Bio

A Bit About Stuart

Stuart Anstis

  
 

Dr. Stuart Anstis was born in England and was a scholar at Winchester and at Corpus Christi College, Cambridge. He took his Ph.D. at Cambridge with Prof. Richard Gregory. He has taught at the University of Bristol, UK, and at York University, Toronto, Canada. Since 1991 he has taught at the University of California, San Diego (UCSD). He has been a visiting scientist at the Smith-Kettlewell Institute, San Francisco, the San Francisco Exploratorium, and at IPRI in Japan. He has published about 120 papers on visual perception, including the perception of real and apparent motion, Pulfrich’s Pendulum, movement aftereffects, contingent aftereffects, coloured afterimages, normal and defective colour vision in babies, adaptation to gradual change in luminance, and the apparent size of holes felt with the tongue.

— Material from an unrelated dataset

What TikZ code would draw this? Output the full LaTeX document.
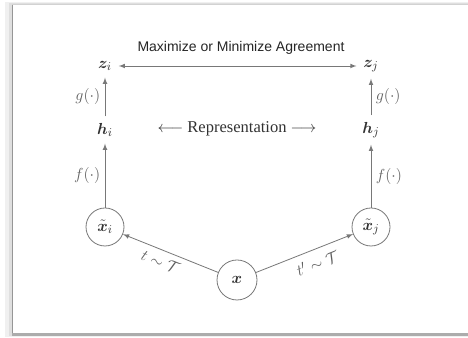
\documentclass[tikz,border=0pt]{standalone}
\usepackage{fontspec}
\setmainfont{Liberation Serif}
\newfontfamily\headfont{Liberation Sans}
\usepackage{amsmath}
\usepackage{bm}
\definecolor{linegray}{RGB}{120,120,120}
\definecolor{textgray}{RGB}{50,50,50}
\definecolor{labelgray}{RGB}{95,95,95}
\definecolor{framegray}{RGB}{150,150,150}

\begin{document}
\begin{tikzpicture}[x=0.75pt, y=0.75pt, >=latex,
    font=\fontsize{12.4}{15}\selectfont,
    vec/.style={inner sep=5pt, text=textgray},
    view/.style={circle, draw=linegray, line width=0.6pt, minimum size=28.5pt, inner sep=0pt, text=textgray},
    flow/.style={->, draw=linegray, line width=0.6pt},
    fn/.style={text=labelgray}]
  \useasboundingbox (0,0) rectangle (468,338);
  % frame and shadow
  \fill[white] (0,0) rectangle (468,338);
  \fill[gray!12] (5,1) rectangle (468,336);
  \fill[gray!25] (9,2) rectangle (468,335);
  \fill[white] (12,5) rectangle (468,333);
  \draw[gray!35, line width=0.75pt] (12,333) -- (468,333);
  \draw[framegray, line width=0.75pt] (12,5) -- (12,333);
  \fill[gray!65] (12,2) rectangle (468,5);
  % title
  \node[font=\headfont\fontsize{10.5}{12}\selectfont, text=black!85] (agree) at (241,290) {Maximize or Minimize Agreement};
  % projections
  \node[vec] (zi) at (105,272) {$\bm{z}_i$};
  \node[vec] (zj) at (371,272) {$\bm{z}_j$};
  % representations
  \node[vec] (hi) at (105,208) {$\bm{h}_i$};
  \node[vec] (hj) at (371,208) {$\bm{h}_j$};
  \node[text=textgray] (repr) at (237,209) {$\longleftarrow$ Representation $\longrightarrow$};
  % views
  \node[view] (xi) at (105,111) {$\tilde{\bm{x}}_i$};
  \node[view] (xj) at (371,111) {$\tilde{\bm{x}}_j$};
  \node[view, minimum size=30pt] (x) at (237,58) {$\bm{x}$};
  % connectors
  \draw[<->, draw=linegray, line width=0.6pt] (zi) -- (zj);
  \draw[flow] (hi) -- node[fn, left] {$g(\cdot)$} (zi);
  \draw[flow] (hj) -- node[fn, right] {$g(\cdot)$} (zj);
  \draw[flow] (xi) -- node[fn, left] {$f(\cdot)$} (hi);
  \draw[flow] (xj) -- node[fn, right] {$f(\cdot)$} (hj);
  \draw[flow] (x) -- node[fn, sloped, below=1pt, pos=0.56] {$t\sim\mathcal{T}$} (xi);
  \draw[flow] (x) -- node[fn, sloped, below=2pt, pos=0.58] {$t'\sim\mathcal{T}$} (xj);
\end{tikzpicture}
\end{document}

Has also worked on hearing, including adaptation to frequency-shifted auditory feedback, hearing with the hands, adaptation to gradual change in loudness, and perfect pitch; and on motor aftereffects after jogging on a treadmill. With George Mather and Frans Verstraten he edited a book on the motion aftereffect . He has given over 250 invited presentations on his research throughout the USA, Europe and Japan, including an invited address in the President’s Symposium at the annual meeting of the Society for Neurosciences a few years back, the 1998 Max Wertheimer Lecture in Frankfurt, and an invited address to mark the opening of a new exhibit of Visual Illusions at the University of Nevada, Reno in 2008. His work has been featured in Discover magazine and in occasional television programs. He has won awards as an outstanding teacher at York University at UCSD (2010),  and at Earl Warren College, UCSD, where he was invited to give the commencement speech to 8000 people at the graduation ceremony in June 1999.  He is the recipient of the Kurt Koffka Medal for outstanding contributions to visual science in 2013, a Fellowship from the Humboldt Foundations, and is a Visiting Fellow at Pembroke College, Oxford. He now lives in Del Mar, California.